INFORMATION PROVIDED >>
━━━━━━

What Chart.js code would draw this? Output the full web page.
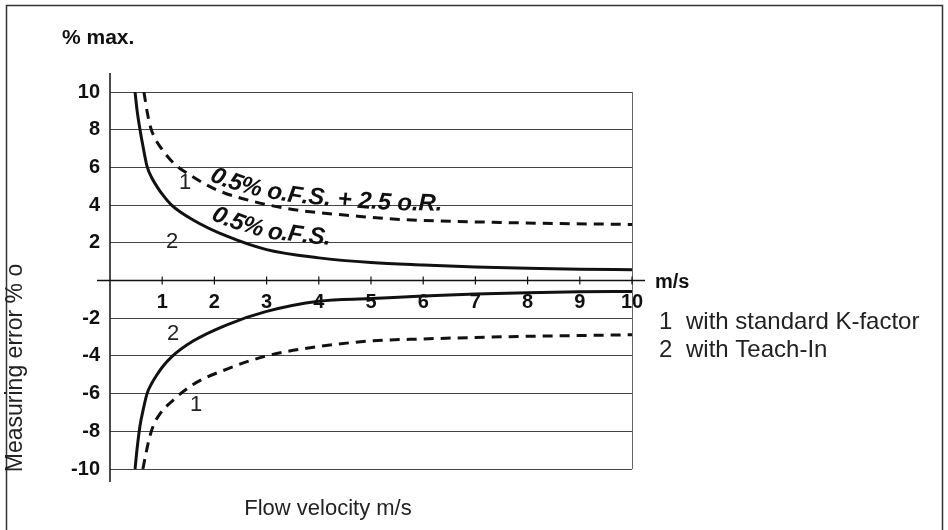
<!DOCTYPE html>
<html>
<head>
<meta charset="utf-8">
<script src="https://cdn.jsdelivr.net/npm/chart.js@4.4.0/dist/chart.umd.min.js"></script>
<style>
  html, body { margin: 0; padding: 0; background: #fff; }
</style>
</head>
<body>
<canvas id="chart" width="948" height="530"></canvas>
<script>
// values (flow velocity in m/s, measuring error in %)
const xTicks = [1, 2, 3, 4, 5, 6, 7, 8, 9, 10];
const yTicks = [-10, -8, -6, -4, -2, 0, 2, 4, 6, 8, 10];

const teachInVel = [0.48, 0.52, 0.575, 0.64, 0.71, 0.8, 0.9, 1.0, 1.18, 1.6, 2.24, 3, 4, 5, 6, 7, 8, 9, 10];
const teachInPos = [10, 9.0, 8.0, 7.0, 6.05, 5.45, 4.98, 4.58, 4.0, 3.2, 2.35, 1.64, 1.2, 0.95, 0.82, 0.72, 0.65, 0.6, 0.57];
const teachInNeg = [-10, -8.9, -7.7, -6.8, -6.0, -5.45, -5.0, -4.6, -4.05, -3.2, -2.35, -1.64, -1.1, -0.96, -0.82, -0.72, -0.65, -0.6, -0.58];

const standardVelPos = [0.65, 0.715, 0.78, 0.86, 0.96, 1.21, 1.53, 2.05, 2.74, 3.5, 4.79, 5.56, 7.47, 10];
const standardPos = [10, 8.9, 8.1, 7.55, 7.1, 6.25, 5.6, 4.8, 4.2, 3.77, 3.4, 3.24, 3.08, 2.97];
const standardVelNeg = [0.63, 0.68, 0.75, 0.83, 0.95, 1.15, 1.6, 2.24, 3, 4, 5.04, 6, 7, 8, 9, 10];
const standardNeg = [-10, -9.3, -8.4, -7.7, -7.1, -6.5, -5.5, -4.7, -4.0, -3.5, -3.2, -3.1, -3.02, -2.96, -2.92, -2.88];

const curveLabels = [
  { text: '1', x: 1.44, y: 5.2 },
  { text: '2', x: 1.19, y: 2.07 },
  { text: '2', x: 1.21, y: -2.86 },
  { text: '1', x: 1.65, y: -6.58 },
];
const legendLines = [['1', 'with standard K-factor'], ['2', 'with Teach-In']];

const FONT = '"Liberation Sans", Arial, sans-serif';

function pairs(xs, ys) {
  return xs.map((v, i) => ({ x: v, y: ys[i] }));
}

function line(data, dashed) {
  return {
    data: data,
    borderColor: '#111',
    borderWidth: 3,
    borderDash: dashed ? [10, 7] : [],
    pointRadius: 0,
    fill: false,
    cubicInterpolationMode: 'monotone',
  };
}

// write text so that it bends along a drawn curve
function textAlong(ctx, text, pts, startX, off0, off1) {
  const cum = [0];
  for (let i = 1; i < pts.length; i++) {
    cum.push(cum[i - 1] + Math.hypot(pts[i].x - pts[i - 1].x, pts[i].y - pts[i - 1].y));
  }
  const at = (s) => {
    s = Math.max(0, Math.min(s, cum[cum.length - 1]));
    let i = 1;
    while (i < cum.length - 1 && cum[i] < s) i++;
    const t = (s - cum[i - 1]) / (cum[i] - cum[i - 1] || 1);
    return { x: pts[i - 1].x + t * (pts[i].x - pts[i - 1].x), y: pts[i - 1].y + t * (pts[i].y - pts[i - 1].y) };
  };
  let s = 0;
  for (let i = 1; i < pts.length; i++) {
    if (pts[i].x >= startX) {
      const t = (startX - pts[i - 1].x) / (pts[i].x - pts[i - 1].x);
      s = cum[i - 1] + t * (cum[i] - cum[i - 1]);
      break;
    }
  }
  const total = ctx.measureText(text).width;
  let run = 0;
  ctx.textAlign = 'center';
  ctx.textBaseline = 'alphabetic';
  for (const ch of text) {
    const w = ctx.measureText(ch).width;
    const c = s + w / 2;
    const p1 = at(c - 22), p2 = at(c + 22);
    const ang = Math.atan2(p2.y - p1.y, p2.x - p1.x);
    const p = at(c);
    const off = off0 + (off1 - off0) * (run + w / 2) / total;
    ctx.save();
    ctx.translate(p.x + Math.sin(ang) * off, p.y - Math.cos(ang) * off);
    ctx.rotate(ang);
    ctx.fillText(ch, 0, 0);
    ctx.restore();
    s += w;
    run += w;
  }
}

const decor = {
  id: 'decor',
  beforeDatasetsDraw(chart) {
    const { ctx, chartArea: a, scales: { x, y } } = chart;
    const y0 = y.getPixelForValue(0);
    ctx.save();
    // outer frame
    ctx.strokeStyle = '#333';
    ctx.lineWidth = 1.5;
    ctx.beginPath();
    ctx.moveTo(6.5, 540); ctx.lineTo(6.5, 5.5); ctx.lineTo(942.5, 5.5); ctx.lineTo(942.5, 540);
    ctx.stroke();
    // right edge of the plot
    ctx.strokeStyle = '#666';
    ctx.lineWidth = 1;
    ctx.beginPath();
    ctx.moveTo(a.right + 0.5, a.top); ctx.lineTo(a.right + 0.5, a.bottom);
    ctx.stroke();
    // axes
    ctx.strokeStyle = '#111';
    ctx.lineWidth = 1.5;
    ctx.beginPath();
    ctx.moveTo(a.left, a.top - 19); ctx.lineTo(a.left, a.bottom + 13);
    ctx.moveTo(a.left - 13, y0); ctx.lineTo(a.right + 13, y0);
    ctx.stroke();
    ctx.lineWidth = 1.2;
    ctx.beginPath();
    xTicks.forEach((v) => {
      const px = x.getPixelForValue(v);
      ctx.moveTo(px, y0 - 4); ctx.lineTo(px, y0 + 4);
    });
    ctx.stroke();
    // x tick labels under the zero line
    ctx.fillStyle = '#111';
    ctx.font = 'bold 20px ' + FONT;
    ctx.textAlign = 'center';
    ctx.textBaseline = 'middle';
    xTicks.forEach((v) => ctx.fillText(String(v), x.getPixelForValue(v), y0 + 22));
    ctx.textAlign = 'left';
    ctx.fillText('m/s', a.right + 23, y0 + 2);
    ctx.font = 'bold 21px ' + FONT;
    ctx.fillText('% max.', 62, 38);
    // plain texts
    ctx.font = '24px ' + FONT;
    ctx.fillStyle = '#222';
    legendLines.forEach((l, i) => {
      ctx.fillText(l[0], 659, 322 + i * 28);
      ctx.fillText(l[1], 686, 322 + i * 28);
    });
    ctx.font = '22px ' + FONT;
    ctx.textAlign = 'center';
    ctx.fillText('Flow velocity m/s', 328, 509);
    ctx.save();
    ctx.translate(16, 368);
    ctx.rotate(-Math.PI / 2);
    ctx.font = '23px ' + FONT;
    ctx.fillText('Measuring error % o', 0, 0);
    ctx.restore();
    ctx.font = '22px ' + FONT;
    curveLabels.forEach((l) => ctx.fillText(l.text, x.getPixelForValue(l.x), y.getPixelForValue(l.y)));
    ctx.restore();
  },
  afterDatasetsDraw(chart) {
    const { ctx } = chart;
    const dashPts = chart.getDatasetMeta(2).data.map((p) => ({ x: p.x, y: p.y }));
    const solidPts = chart.getDatasetMeta(0).data.map((p) => ({ x: p.x, y: p.y }));
    ctx.save();
    ctx.fillStyle = '#111';
    ctx.font = 'italic bold 24px ' + FONT;
    textAlong(ctx, '0.5% o.F.S. + 2.5 o.R.', dashPts, 207, 5, 10);
    textAlong(ctx, '0.5% o.F.S.', solidPts, 207, 8, 14);
    ctx.restore();
  },
};

new Chart(document.getElementById('chart'), {
  type: 'line',
  data: {
    datasets: [
      line(pairs(teachInVel, teachInPos), false),
      line(pairs(teachInVel, teachInNeg), false),
      line(pairs(standardVelPos, standardPos), true),
      line(pairs(standardVelNeg, standardNeg), true),
    ],
  },
  options: {
    responsive: false,
    animation: false,
    layout: { padding: { left: 60, top: 92, right: 316, bottom: 61 } },
    plugins: { legend: { display: false }, tooltip: { enabled: false } },
    scales: {
      x: { type: 'linear', min: 0, max: 10, display: false },
      y: {
        type: 'linear',
        min: -10,
        max: 10,
        afterBuildTicks: (s) => { s.ticks = yTicks.map((v) => ({ value: v })); },
        afterFit: (s) => { s.width = 50; s.paddingTop = 0; s.paddingBottom = 0; },
        ticks: {
          color: '#111',
          padding: 10,
          font: { family: FONT, size: 20, weight: 'bold' },
          callback: (v) => (v === 0 ? '' : String(v)),
        },
        grid: {
          drawTicks: false,
          color: (c) => (c.tick && c.tick.value === 0 ? 'rgba(0,0,0,0)' : '#444'),
          lineWidth: 1,
        },
        border: { display: false },
      },
    },
  },
  plugins: [decor],
});
</script>
</body>
</html>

━━━━━━

Return only the lines running from the top of the data to the line that holds "4, 6, 8, 10];". Include both of those lines, but skip the pictures.

FINISHED TASK >>
What Chart.js code would draw this? Output the full web page.
<!DOCTYPE html>
<html>
<head>
<meta charset="utf-8">
<script src="https://cdn.jsdelivr.net/npm/chart.js@4.4.0/dist/chart.umd.min.js"></script>
<style>
  html, body { margin: 0; padding: 0; background: #fff; }
</style>
</head>
<body>
<canvas id="chart" width="948" height="530"></canvas>
<script>
// values (flow velocity in m/s, measuring error in %)
const xTicks = [1, 2, 3, 4, 5, 6, 7, 8, 9, 10];
const yTicks = [-10, -8, -6, -4, -2, 0, 2, 4, 6, 8, 10];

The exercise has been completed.